The poking feeling wasn’t my only concern. I was also worried about how good the seal actually was. Was I going to be fine for a few hours, only to have an entire cup of blood run down my leg? I’ve got a pretty heavy flow, and it would have been AWFUL if this cup spilled. Well, I’m here to tell you (almost) all is well. I’ve never had the cup break a seal, but I have had it overflow. This is usually on my second night, where my flow is the heaviest. I have to make sure to reach it before 9 hours of wear. That means if I sleep in or if I don’t dump it right before bed the night before I’ll have a leak. It’s usually not awful – nothing a pantyliner can’t stop, but it can be a pain.

But I did mention that you can normally keep it in for 12 hours at a time with no problems or overflows?!? That’s right, only deal with your period twice a day. No trying to keep tampon strings out of pee streams, no pain from pulling out a too dry tampon, no cursing the gods because your super-maxi-uber-plus-gigantor tampon has leaked YET AGAIN, and for whatever reason my awfully painful cramps have completely subsided. I mean, seriously. This cup is pure magic. And, you never need to worry about having a tampon with you. I was the worst about that. I don’t normally carry a purse or bag of any sort, and would always leave for a big long adventure out of the house without the three tampons I’d need to make it through the day. Since your diva cup is always with you, you never need to worry about being left high and dry (or high and not-so-dry as the case may be).

So, that’s the awesomeness that is the Diva Cup. You can buy it online at REI or Amazon, or at your local health foods store. They come it two sizes (essentially pre and post-childbirth), and they’re around $40.
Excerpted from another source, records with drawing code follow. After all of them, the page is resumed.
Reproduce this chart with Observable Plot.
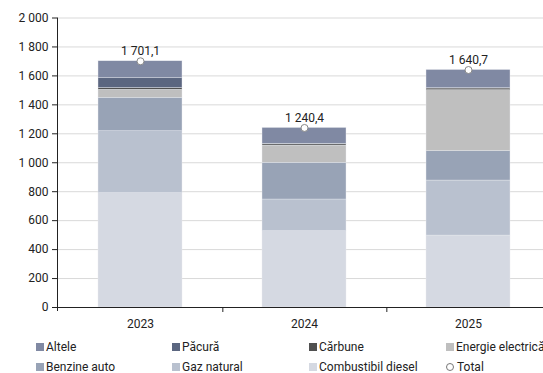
<!DOCTYPE html>
<html>
<head>
<meta charset="utf-8">
<script src="https://cdn.jsdelivr.net/npm/d3@7"></script>
<script src="https://cdn.jsdelivr.net/npm/@observablehq/plot@0.6"></script>
<style>
  html, body { margin: 0; padding: 0; background: #fff; overflow: hidden; }
  #wrap { position: relative; width: 543px; height: 373px; overflow: hidden; font-family: Roboto, "Noto Sans", sans-serif; }
  #chart { position: absolute; left: 0; top: 0; width: 551px; }
  #chart svg { max-width: none !important; width: 551px !important; height: 332px !important; }
  .legend { position: absolute; left: 0; top: 338px; width: 600px; font-size: 12px; color: #222; }
  .item { position: absolute; display: flex; align-items: center; white-space: nowrap; height: 16px; }
  .sw { width: 8px; height: 8px; margin-right: 2px; }
  .circ { width: 6px; height: 6px; border: 1px solid #777; border-radius: 50%; margin-right: 3px; background: #fff; }
</style>
</head>
<body>
<div id="wrap">
  <div id="chart"></div>
  <div class="legend" id="legend"></div>
</div>
<script>
const years = ["2023", "2024", "2025"];
const seriesNames = ["Combustibil diesel", "Gaz natural", "Benzine auto", "Energie electrică", "Cărbune", "Păcură", "Altele"];
const seriesColors = ["#d5d9e2", "#b9c1cf", "#98a3b6", "#bfbfbf", "#505050", "#5b6680", "#8089a3"];
const diesel   = [790, 527, 497];
const gaz      = [428, 219, 380];
const benzine  = [231, 254, 203];
const energie  = [55, 119, 421];
const carbune  = [12, 10, 12];
const pacura   = [68, 2, 2];
const altele   = [117.1, 109.4, 125.7];
const totals   = [1701.1, 1240.4, 1640.7];
const yTicks   = [0, 200, 400, 600, 800, 1000, 1200, 1400, 1600, 1800, 2000];
const legendOrder = ["Altele", "Păcură", "Cărbune", "Energie electrică", "Benzine auto", "Gaz natural", "Combustibil diesel", "Total"];

const valuesBySeries = [diesel, gaz, benzine, energie, carbune, pacura, altele];
const rows = [];
seriesNames.forEach((s, i) => years.forEach((y, j) => rows.push({year: y, series: s, value: valuesBySeries[i][j]})));
const totalRows = years.map((y, j) => ({year: y, total: totals[j]}));

const loc = d3.formatLocale({decimal: ",", thousands: "\u00a0", grouping: [3], currency: ["", ""]});
const fmtInt = loc.format(",d");
const fmtDec = loc.format(",.1f");

const W = 551, H = 332;
const step = (W - 57) / years.length;
const chart = Plot.plot({
  width: W, height: H,
  marginLeft: 57, marginRight: 0, marginTop: 17.5, marginBottom: 25,
  style: {fontFamily: "Roboto, 'Noto Sans', sans-serif", fontSize: "12px", color: "#222", background: "transparent", maxWidth: "none"},
  x: {domain: years, paddingInner: 0.49, paddingOuter: 0.245, label: null, axis: null},
  y: {domain: [0, 2000], label: null, axis: null},
  color: {domain: seriesNames, range: seriesColors},
  marks: [
    Plot.ruleY(yTicks.filter(d => d > 0), {stroke: "#d9d9d9", strokeWidth: 1}),
    Plot.barY(rows, Plot.stackY({x: "year", y: "value", fill: "series", order: seriesNames, stroke: "#e8eaef", strokeWidth: 0.4})),
    Plot.ruleY([0], {stroke: "#222", strokeWidth: 1}),
    Plot.axisY({ticks: yTicks, tickFormat: fmtInt, tickSize: 5, tickPadding: 4, stroke: "#222", fill: "#222", fontSize: 12}),
    Plot.axisX({tickSize: 0, tickPadding: 12, fill: "#222", fontSize: 12}),
    Plot.ruleX(["2023", "2024"], {x: d => d, dx: step / 2, y1: 0, y2: 0, insetBottom: -5, stroke: "#222"}),
    Plot.dot(totalRows, {x: "year", y: "total", r: 3.5, fill: "#fff", stroke: "#888", strokeWidth: 1}),
    Plot.text(totalRows, {x: "year", y: "total", text: d => fmtDec(d.total).replace(/\u00a0/g, " "), dy: -10, fill: "#222", fontSize: 12})
  ]
});
document.getElementById("chart").appendChild(chart);

// vertical y axis line
const svg = d3.select(chart);
svg.append("line").attr("x1", 57.5).attr("x2", 57.5).attr("y1", 17.5).attr("y2", 311).attr("stroke", "#222");

const legend = document.getElementById("legend");
const colX = [36, 172, 309, 446];
legendOrder.forEach((name, i) => {
  const col = i % 4, row = Math.floor(i / 4);
  const item = document.createElement("div");
  item.className = "item";
  item.style.left = colX[col] + "px";
  item.style.top = (row * 20 + 1) + "px";
  const sw = document.createElement("span");
  if (name === "Total") {
    sw.className = "circ";
  } else {
    sw.className = "sw";
    sw.style.background = seriesColors[seriesNames.indexOf(name)];
  }
  item.appendChild(sw);
  item.appendChild(document.createTextNode(name));
  legend.appendChild(item);
});
</script>
</body>
</html>
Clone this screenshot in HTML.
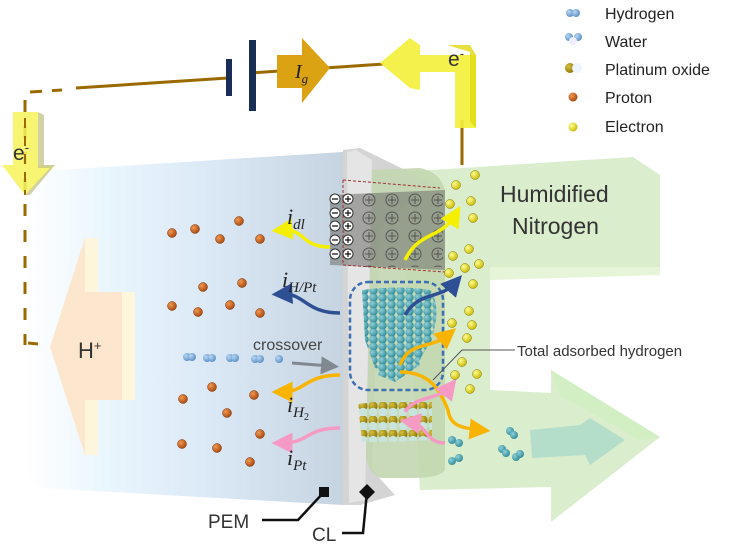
<!DOCTYPE html>
<html><head><meta charset="utf-8"><style>
html,body{margin:0;padding:0;background:#fff;}
svg{display:block;font-family:"Liberation Sans",sans-serif;}
</style></head><body>
<svg width="736" height="545" viewBox="0 0 736 545" xmlns="http://www.w3.org/2000/svg">
<defs>
<linearGradient id="pem" x1="0" x2="1" y1="0" y2="0">
<stop offset="0" stop-color="#ffffff"/><stop offset="0.25" stop-color="#eaf6fd"/><stop offset="0.6" stop-color="#dae8f6"/><stop offset="1" stop-color="#c6d3e0"/></linearGradient>
<radialGradient id="pr" cx="0.35" cy="0.35" r="0.7"><stop offset="0" stop-color="#f09a50"/><stop offset="1" stop-color="#a8450e"/></radialGradient>
<radialGradient id="el" cx="0.35" cy="0.35" r="0.7"><stop offset="0" stop-color="#ffff90"/><stop offset="1" stop-color="#c8b800"/></radialGradient>
<radialGradient id="tl" cx="0.35" cy="0.35" r="0.7"><stop offset="0" stop-color="#8fd0d8"/><stop offset="1" stop-color="#2f8a98"/></radialGradient>
<radialGradient id="bl" cx="0.35" cy="0.35" r="0.7"><stop offset="0" stop-color="#b8d8f4"/><stop offset="1" stop-color="#5a8ec4"/></radialGradient>
<radialGradient id="au" cx="0.35" cy="0.35" r="0.7"><stop offset="0" stop-color="#d8c040"/><stop offset="1" stop-color="#8a7400"/></radialGradient>
<pattern id="teal" width="9" height="7" patternUnits="userSpaceOnUse">
<circle cx="4.5" cy="3.5" r="4.2" fill="url(#tl)"/></pattern>
<pattern id="ptox" width="10" height="14" patternUnits="userSpaceOnUse" x="358" y="402">
<circle cx="5" cy="4" r="4.6" fill="url(#au)"/><circle cx="5" cy="10" r="4.3" fill="#c8e4dc"/></pattern>
<pattern id="plus" width="23" height="18" patternUnits="userSpaceOnUse" x="358" y="191">
<circle cx="11" cy="9" r="6" fill="none" stroke="#555" stroke-width="1"/><path d="M7 9h8M11 5v8" stroke="#555" stroke-width="1"/></pattern>
<marker id="ay" markerWidth="6" markerHeight="6" refX="3" refY="3" orient="auto" markerUnits="strokeWidth"><path d="M0 0L6 3L0 6Z" fill="#f5f000"/></marker>
<marker id="ab" markerWidth="6" markerHeight="6" refX="3" refY="3" orient="auto" markerUnits="strokeWidth"><path d="M0 0L6 3L0 6Z" fill="#2e4f94"/></marker>
<marker id="ao" markerWidth="6" markerHeight="6" refX="3" refY="3" orient="auto" markerUnits="strokeWidth"><path d="M0 0L6 3L0 6Z" fill="#f8b400"/></marker>
<marker id="ap" markerWidth="6" markerHeight="6" refX="3" refY="3" orient="auto" markerUnits="strokeWidth"><path d="M0 0L6 3L0 6Z" fill="#f59ac4"/></marker>
<marker id="ag" markerWidth="6" markerHeight="6" refX="3" refY="3" orient="auto" markerUnits="strokeWidth"><path d="M0 0L6 3L0 6Z" fill="#808890"/></marker>
</defs>

<polygon points="25,172 343,152 343,505 40,488 25,470" fill="url(#pem)"/>
<polygon points="50,347 85,238 98,238 98,292 135,292 135,400 98,400 98,455 85,455" fill="#fff5d8" opacity="0.9"/>
<polygon points="50,347 85,238 85,292 122,292 122,400 85,400 85,455" fill="#fde4cc" opacity="0.9"/>
<text x="78" y="358" font-size="22" fill="#333">H<tspan font-size="13" dy="-8">+</tspan></text>

<polygon points="400,172 633,157 660,175 660,267 490,272 490,390 551,393 551,370 660,437 551,522 551,487 420,490" fill="#d6ebc8" opacity="0.9"/>
<polygon points="490,267 660,267 660,275 490,280" fill="#e6f4d8"/>
<polygon points="551,370 660,437 640,440 560,395" fill="#cfeec0" opacity="0.8"/>
<polygon points="530,430 580,425 590,418 625,440 590,465 585,455 532,458" fill="#8fd0c8" opacity="0.5"/>

<polygon points="343,150 360,148 395,165 430,182 380,230 372,470 395,495 360,505 343,505" fill="#d4d4d4"/>
<polygon points="347,152 356,150 372,160 365,500 349,503" fill="#e8e8e8" opacity="0.8"/>
<path d="M372,170 L420,168 Q440,172 445,190 L445,470 Q440,478 410,478 L380,478 Q365,470 366,450 Z" fill="#c2d6b0" opacity="0.9"/>

<polygon points="330,195 445,190 445,270 330,265" fill="#6e706a" opacity="0.55"/>
<rect x="358" y="191" width="85" height="76" fill="url(#plus)"/>
<polyline points="343,180 343,265 445,272" fill="none" stroke="#a03030" stroke-width="1" stroke-dasharray="3,2"/>
<polyline points="343,180 440,188" fill="none" stroke="#a03030" stroke-width="1" stroke-dasharray="3,2"/>
<g>
<circle cx="335" cy="199" r="5" fill="#fff" stroke="#333"/><circle cx="348" cy="199" r="5" fill="#fff" stroke="#333"/>
<circle cx="335" cy="213" r="5" fill="#fff" stroke="#333"/><circle cx="348" cy="213" r="5" fill="#fff" stroke="#333"/>
<circle cx="335" cy="226" r="5" fill="#fff" stroke="#333"/><circle cx="348" cy="226" r="5" fill="#fff" stroke="#333"/>
<circle cx="335" cy="240" r="5" fill="#fff" stroke="#333"/><circle cx="348" cy="240" r="5" fill="#fff" stroke="#333"/>
<circle cx="335" cy="254" r="5" fill="#fff" stroke="#333"/><circle cx="348" cy="254" r="5" fill="#fff" stroke="#333"/>
</g>
<g stroke="#111" stroke-width="1.2">
<path d="M332 199h6M332 213h6M332 226h6M332 240h6M332 254h6"/>
<path d="M345 199h6M348 196v6M345 213h6M348 210v6M345 226h6M348 223v6M345 240h6M348 237v6M345 254h6M348 251v6"/>
</g>

<path d="M362,290 Q400,285 430,290 Q438,300 436,320 L432,340 Q425,350 420,360 L400,372 L375,368 L365,340 Z" fill="url(#teal)"/>
<path d="M380,350 L412,345 L420,365 L395,382 L378,375 Z" fill="url(#teal)"/>
<rect x="350" y="282" width="93" height="108" rx="18" fill="none" stroke="#3c6fb4" stroke-width="2.5" stroke-dasharray="5,3"/>
<path d="M358,404 Q400,398 432,402 L432,440 Q400,442 362,442 Z" fill="url(#ptox)"/>

<path d="M330,247 C300,247 305,228 282,230" fill="none" stroke="#f5f000" stroke-width="3.5" marker-end="url(#ay)"/>
<path d="M405,260 C420,230 440,240 455,215" fill="none" stroke="#f5f000" stroke-width="3.5" marker-end="url(#ay)"/>
<path d="M340,313 C305,313 305,293 282,294" fill="none" stroke="#2e4f94" stroke-width="3.5" marker-end="url(#ab)"/>
<path d="M405,315 C420,290 440,300 455,283" fill="none" stroke="#2e4f94" stroke-width="3.5" marker-end="url(#ab)"/>
<path d="M292,363 L330,366" fill="none" stroke="#808890" stroke-width="3" marker-end="url(#ag)"/>
<path d="M340,375 C305,375 305,392 282,392" fill="none" stroke="#f8b400" stroke-width="3.5" marker-end="url(#ao)"/>
<path d="M400,365 C410,340 430,350 448,335" fill="none" stroke="#f8b400" stroke-width="3.5" marker-end="url(#ao)"/>
<path d="M400,372 C430,372 440,390 448,410 C450,425 460,428 480,430" fill="none" stroke="#f8b400" stroke-width="3.5" marker-end="url(#ao)"/>
<path d="M340,428 C305,428 310,443 282,443" fill="none" stroke="#f59ac4" stroke-width="3.5" marker-end="url(#ap)"/>
<path d="M405,412 C415,395 440,400 450,387" fill="none" stroke="#f59ac4" stroke-width="3.5" marker-end="url(#ap)"/>
<path d="M445,443 C425,443 428,425 410,422" fill="none" stroke="#f59ac4" stroke-width="3.5" marker-end="url(#ap)"/>

<g font-family="'Liberation Serif',serif" font-style="italic" fill="#222">
<text x="287" y="224" font-size="22">i<tspan font-size="15" dy="5">dl</tspan></text>
<text x="282" y="287" font-size="22">i<tspan font-size="15" dy="5">H/Pt</tspan></text>
<text x="287" y="412" font-size="22">i<tspan font-size="15" dy="5">H</tspan><tspan font-size="10" dy="3" font-style="normal">2</tspan></text>
<text x="287" y="465" font-size="22">i<tspan font-size="15" dy="5">Pt</tspan></text>
</g>
<text x="253" y="350" font-size="16" fill="#444">crossover</text>

<g fill="url(#bl)">
<circle cx="187" cy="357" r="4"/><circle cx="192" cy="357" r="4"/>
<circle cx="207" cy="358" r="4"/><circle cx="212" cy="358" r="4"/>
<circle cx="230" cy="358" r="4"/><circle cx="235" cy="358" r="4"/>
<circle cx="255" cy="359" r="4"/><circle cx="260" cy="359" r="4"/>
<circle cx="279" cy="359" r="4"/>
</g>

<g fill="url(#pr)" stroke="#7a3000" stroke-width="0.5">
<circle cx="172" cy="233" r="4.5"/><circle cx="195" cy="229" r="4.5"/><circle cx="239" cy="221" r="4.5"/><circle cx="220" cy="239" r="4.5"/><circle cx="260" cy="239" r="4.5"/>
<circle cx="203" cy="287" r="4.5"/><circle cx="242" cy="283" r="4.5"/><circle cx="172" cy="306" r="4.5"/><circle cx="198" cy="312" r="4.5"/><circle cx="230" cy="305" r="4.5"/><circle cx="260" cy="313" r="4.5"/>
<circle cx="212" cy="387" r="4.5"/><circle cx="183" cy="399" r="4.5"/><circle cx="254" cy="395" r="4.5"/><circle cx="227" cy="413" r="4.5"/>
<circle cx="260" cy="434" r="4.5"/><circle cx="182" cy="444" r="4.5"/><circle cx="217" cy="448" r="4.5"/><circle cx="250" cy="462" r="4.5"/>
</g>
<g fill="url(#el)" stroke="#8a7a00" stroke-width="0.5">
<circle cx="475" cy="175" r="4.5"/><circle cx="456" cy="185" r="4.5"/><circle cx="450" cy="204" r="4.5"/><circle cx="471" cy="201" r="4.5"/><circle cx="473" cy="218" r="4.5"/>
<circle cx="469" cy="249" r="4.5"/><circle cx="453" cy="256" r="4.5"/><circle cx="465" cy="268" r="4.5"/><circle cx="479" cy="264" r="4.5"/><circle cx="449" cy="273" r="4.5"/><circle cx="473" cy="284" r="4.5"/>
<circle cx="469" cy="311" r="4.5"/><circle cx="452" cy="323" r="4.5"/><circle cx="472" cy="325" r="4.5"/><circle cx="467" cy="338" r="4.5"/>
<circle cx="462" cy="362" r="4.5"/><circle cx="455" cy="375" r="4.5"/><circle cx="477" cy="374" r="4.5"/><circle cx="470" cy="389" r="4.5"/>
</g>
<g fill="url(#tl)">
<circle cx="452" cy="440" r="4"/><circle cx="459" cy="443" r="4"/><circle cx="452" cy="461" r="4"/><circle cx="459" cy="458" r="4"/>
<circle cx="510" cy="431" r="4"/><circle cx="514" cy="435" r="4"/><circle cx="502" cy="449" r="4"/><circle cx="506" cy="453" r="4"/><circle cx="516" cy="457" r="4"/><circle cx="520" cy="454" r="4"/>
</g>

<polyline points="433,380 462,350 515,350" fill="none" stroke="#555" stroke-width="1"/>
<text x="517" y="356" font-size="15" fill="#333">Total adsorbed hydrogen</text>
<text x="500" y="202" font-size="23" fill="#333">Humidified</text>
<text x="512" y="234" font-size="23" fill="#333">Nitrogen</text>

<line x1="76" y1="88" x2="228" y2="78" stroke="#9a6a00" stroke-width="3"/>
<line x1="30" y1="92" x2="62" y2="90" stroke="#9a6a00" stroke-width="3" stroke-dasharray="12,10"/>
<line x1="25" y1="100" x2="25" y2="345" stroke="#9a6a00" stroke-width="3" stroke-dasharray="12,14"/>
<line x1="28" y1="343" x2="38" y2="344" stroke="#9a6a00" stroke-width="3"/>
<line x1="250" y1="73" x2="383" y2="64" stroke="#9a6a00" stroke-width="3"/>
<line x1="462" y1="120" x2="462" y2="165" stroke="#9a6a00" stroke-width="3"/>
<rect x="226" y="59" width="6" height="37" fill="#1a2e55"/>
<rect x="249" y="40" width="7" height="71" fill="#1a2e55"/>
<polygon points="277,55 302,55 302,38 330,68 302,103 302,88 277,88" fill="#dba313"/>
<text x="295" y="78" font-family="'Liberation Serif',serif" font-style="italic" font-size="20" fill="#222">I<tspan font-size="13" dy="5">g</tspan></text>
<polygon points="380,63 410,38 420,45 420,55 476,55 476,128 455,128 455,72 420,72 420,90 410,88" fill="#f3ef3a" opacity="0.9"/>
<polygon points="447,45 470,45 476,55 476,128 470,122 470,52" fill="#e0da10" opacity="0.8"/>
<text x="448" y="66" font-size="21" fill="#333">e<tspan font-size="13" dy="-8">-</tspan></text>
<polygon points="13,112 38,112 38,165 55,165 25,195 2,165 13,165" fill="#f7f35a" opacity="0.85"/>
<polygon points="38,112 44,115 44,165 55,165 30,195 25,195 50,168 38,168" fill="#c8c690" opacity="0.8"/>
<line x1="25" y1="100" x2="25" y2="195" stroke="#9a6a00" stroke-width="2" stroke-dasharray="10,8"/>
<text x="13" y="160" font-size="21" fill="#333">e<tspan font-size="13" dy="-8">-</tspan></text>

<g>
<circle cx="570" cy="13" r="4" fill="url(#bl)"/><circle cx="576" cy="13" r="4" fill="url(#bl)"/>
<circle cx="569" cy="37" r="4" fill="url(#bl)"/><circle cx="578" cy="37" r="4" fill="url(#bl)"/><circle cx="573" cy="41" r="4" fill="#eef"/>
<circle cx="570" cy="68" r="5" fill="url(#au)"/><circle cx="577" cy="68" r="5" fill="#eef4ff"/>
<circle cx="573" cy="97" r="4.5" fill="url(#pr)"/>
<circle cx="573" cy="127" r="4.5" fill="url(#el)"/>
</g>
<g font-size="16" fill="#222">
<text x="605" y="19">Hydrogen</text>
<text x="605" y="47">Water</text>
<text x="605" y="75">Platinum oxide</text>
<text x="605" y="103">Proton</text>
<text x="605" y="132">Electron</text>
</g>

<rect x="319" y="487" width="10" height="10" fill="#111"/>
<polyline points="324,492 298,520 262,520" fill="none" stroke="#111" stroke-width="2.5"/>
<polygon points="367,484 375,492 367,500 359,492" fill="#111"/>
<polyline points="367,492 363,533 342,533" fill="none" stroke="#111" stroke-width="2.5"/>
<text x="208" y="528" font-size="19" fill="#333">PEM</text>
<text x="312" y="541" font-size="19" fill="#333">CL</text>
</svg>
</body></html>
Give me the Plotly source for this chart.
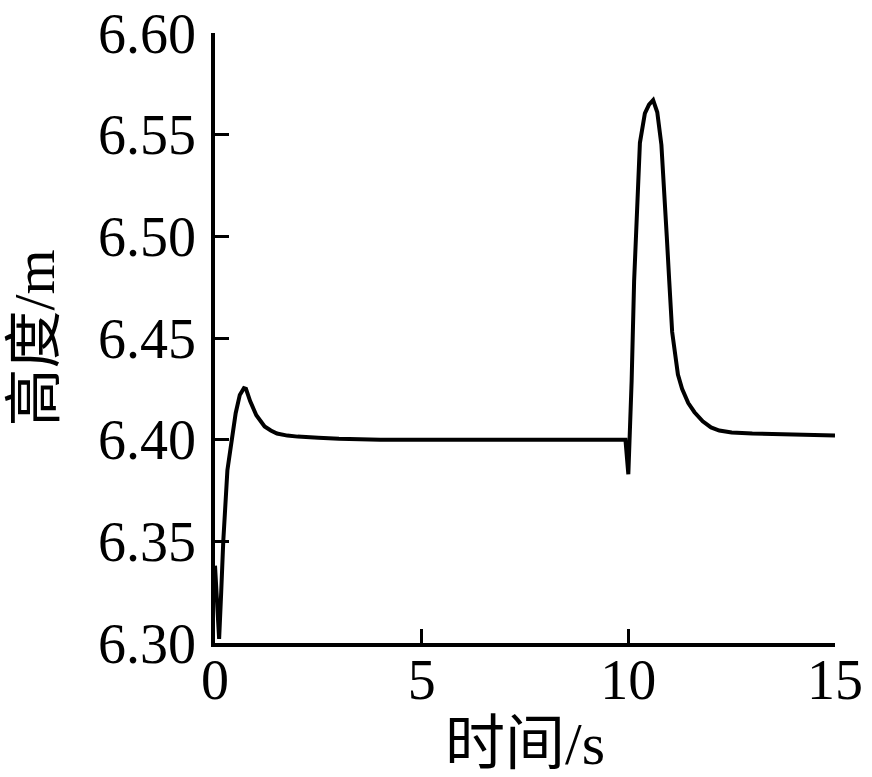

Did the price tag shock you a bit? Yeah, me too. Until I looked at the cost of what I was normally using. So for me a normal period consisted of: (4 super plus tampons + 3 pantyliners) X 6 days = 24 tampons and 18 pantyliners. Let say a box of 36 tampons costs $14, and a box of 60 liners is $7. Yearly, I’d use 288 tampons and 216 liners. Six boxes of tampons at $14 is $84, and four boxes of liners is another $28. $112 per year just in feminine products. The diva cup can also be used for more than one year. In fact, some have been using theirs for up to 10 years. So for less than $4 a year you can have a cleaner, safer, and cheaper alternative! Not to mention all the waste that is no longer clogging up the landfills…sounds good to me.

And while we’re on the subject of waste, let’s talk about liner and pads. 216 liners a year for 35+ years is no small number! I decided last year that I wanted to try cloth liners. I bought some really cute ones off of etsy that are made by a mother/daughter team in Canada. Sweet Sparrow Designs makes some organic cotton liners with a waterproof layer to protect from leaks. Unfortunately, the FDA has tried cracking down on cloth pantyliners (or mama cloths, as some call them), so they aren’t able to ship to the US right now.

My favorite cloth liners. Maybe I'll buy more one day when the FDA figures its shit out.

My favorite cloth liners. Maybe I’ll buy more one day when the FDA figures its shit out.

These are very comfortable, and they protect better than any other liner I’ve tried. Once they’re used, you just wash them like you’d normally wash clothes. I put them in a lingerie bag, but other than that I don’t do anything special for them. I’ve ordered some new ones from a different company, and will review them when I have the chance to try them out 🙂

What about you? Are you ready to try a menstrual cup? Do you already use the cup, and are you ready to jump to cloth liners? What are your reasons for the switch?


2 thoughts on “My Inner Diva

  1. That’s crazy about not being able to ship cloth liners to the U.S. I get mine from Party in my Pants. They come in silly patterns like sharks, beavers, and tomatoes. I mean, they have non-silly ones, too, but those are my favorite. I hope your new ones work out.

    • I just ordered a free sample from Party in my Pants! Thanks for giving me the heads up. Yeah, apparently the FDA decided in late Dec 2014 that cloth pads need to be regulated as “medical devices,” which means that people had to pay a $3600 yearly fee to be regulated. So a lot of the little one-woman etsy shops had to close down or try to find the money to pay the fee by the beginning of 2015. What a silly regulation!